__Given exercise__: Repeat the lines below exactly as they appear, but leave out the images.

◆ ◆ ◆

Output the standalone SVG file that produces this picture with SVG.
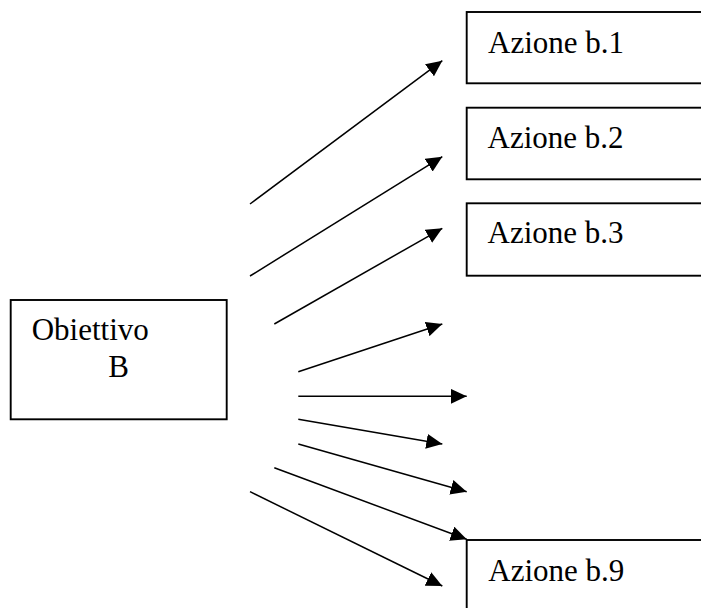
<svg xmlns="http://www.w3.org/2000/svg" width="701" height="608" viewBox="0 0 701 608">
<style>
.box{fill:#fff;stroke:#000;stroke-width:1.9}
.lbl{font-family:"Liberation Serif","Times New Roman",serif;font-size:31px;fill:#000}
.arr{stroke:#000;stroke-width:1.5;fill:none;marker-end:url(#ah)}
</style>
<defs>
<marker id="ah" markerUnits="userSpaceOnUse" markerWidth="17" markerHeight="15" refX="16" refY="7.5" orient="auto" viewBox="0 0 17 15">
<path d="M0,0 L16,7.5 L0,15 z" fill="#000"/>
</marker>
</defs>
<rect width="701" height="608" fill="#fff"/>
<g id="obiettivo">
<rect class="box" x="10.7" y="300" width="216" height="119.3"/>
<text class="lbl" x="31.7" y="340">Obiettivo</text>
<text class="lbl" x="108.3" y="376.7">B</text>
</g>
<g id="azione-b1">
<rect class="box" x="466.7" y="12" width="260" height="71.3"/>
<text class="lbl" x="488" y="52.7">Azione b.1</text>
</g>
<g id="azione-b2">
<rect class="box" x="466.7" y="107.7" width="260" height="71.6"/>
<text class="lbl" x="487.5" y="148.3">Azione b.2</text>
</g>
<g id="azione-b3">
<rect class="box" x="466.7" y="203.3" width="260" height="72.4"/>
<text class="lbl" x="487.5" y="243.3">Azione b.3</text>
</g>
<g id="azione-b9">
<rect class="box" x="466.7" y="540" width="260" height="100"/>
<text class="lbl" x="488.3" y="581">Azione b.9</text>
</g>
<g id="connectors">
<line class="arr" x1="250" y1="204" x2="442.3" y2="60.7"/>
<line class="arr" x1="250" y1="276" x2="442.3" y2="156.7"/>
<line class="arr" x1="274.3" y1="324" x2="442.3" y2="228.3"/>
<line class="arr" x1="298.3" y1="371.7" x2="442.3" y2="324"/>
<line class="arr" x1="298.3" y1="396.3" x2="466.7" y2="396.3"/>
<line class="arr" x1="298.3" y1="419.3" x2="442.3" y2="444"/>
<line class="arr" x1="298.3" y1="444" x2="466.7" y2="491.7"/>
<line class="arr" x1="274.3" y1="467.7" x2="466.7" y2="539.3"/>
<line class="arr" x1="250" y1="491.7" x2="442.3" y2="586"/>
</g>
</svg>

◆ ◆ ◆

__Response below__:
Output the standalone SVG file that produces this picture with SVG.
<svg xmlns="http://www.w3.org/2000/svg" width="701" height="608" viewBox="0 0 701 608">
<style>
.box{fill:#fff;stroke:#000;stroke-width:1.9}
.lbl{font-family:"Liberation Serif","Times New Roman",serif;font-size:31px;fill:#000}
.arr{stroke:#000;stroke-width:1.5;fill:none;marker-end:url(#ah)}
</style>
<defs>
<marker id="ah" markerUnits="userSpaceOnUse" markerWidth="17" markerHeight="15" refX="16" refY="7.5" orient="auto" viewBox="0 0 17 15">
<path d="M0,0 L16,7.5 L0,15 z" fill="#000"/>
</marker>
</defs>
<rect width="701" height="608" fill="#fff"/>
<g id="obiettivo">
<rect class="box" x="10.7" y="300" width="216" height="119.3"/>
<text class="lbl" x="31.7" y="340">Obiettivo</text>
<text class="lbl" x="108.3" y="376.7">B</text>
</g>
<g id="azione-b1">
<rect class="box" x="466.7" y="12" width="260" height="71.3"/>
<text class="lbl" x="488" y="52.7">Azione b.1</text>
</g>
<g id="azione-b2">
<rect class="box" x="466.7" y="107.7" width="260" height="71.6"/>
<text class="lbl" x="487.5" y="148.3">Azione b.2</text>
</g>
<g id="azione-b3">
<rect class="box" x="466.7" y="203.3" width="260" height="72.4"/>
<text class="lbl" x="487.5" y="243.3">Azione b.3</text>
</g>
<g id="azione-b9">
<rect class="box" x="466.7" y="540" width="260" height="100"/>
<text class="lbl" x="488.3" y="581">Azione b.9</text>
</g>
<g id="connectors">
<line class="arr" x1="250" y1="204" x2="442.3" y2="60.7"/>
<line class="arr" x1="250" y1="276" x2="442.3" y2="156.7"/>
<line class="arr" x1="274.3" y1="324" x2="442.3" y2="228.3"/>
<line class="arr" x1="298.3" y1="371.7" x2="442.3" y2="324"/>
<line class="arr" x1="298.3" y1="396.3" x2="466.7" y2="396.3"/>
<line class="arr" x1="298.3" y1="419.3" x2="442.3" y2="444"/>
<line class="arr" x1="298.3" y1="444" x2="466.7" y2="491.7"/>
<line class="arr" x1="274.3" y1="467.7" x2="466.7" y2="539.3"/>
<line class="arr" x1="250" y1="491.7" x2="442.3" y2="586"/>
</g>
</svg>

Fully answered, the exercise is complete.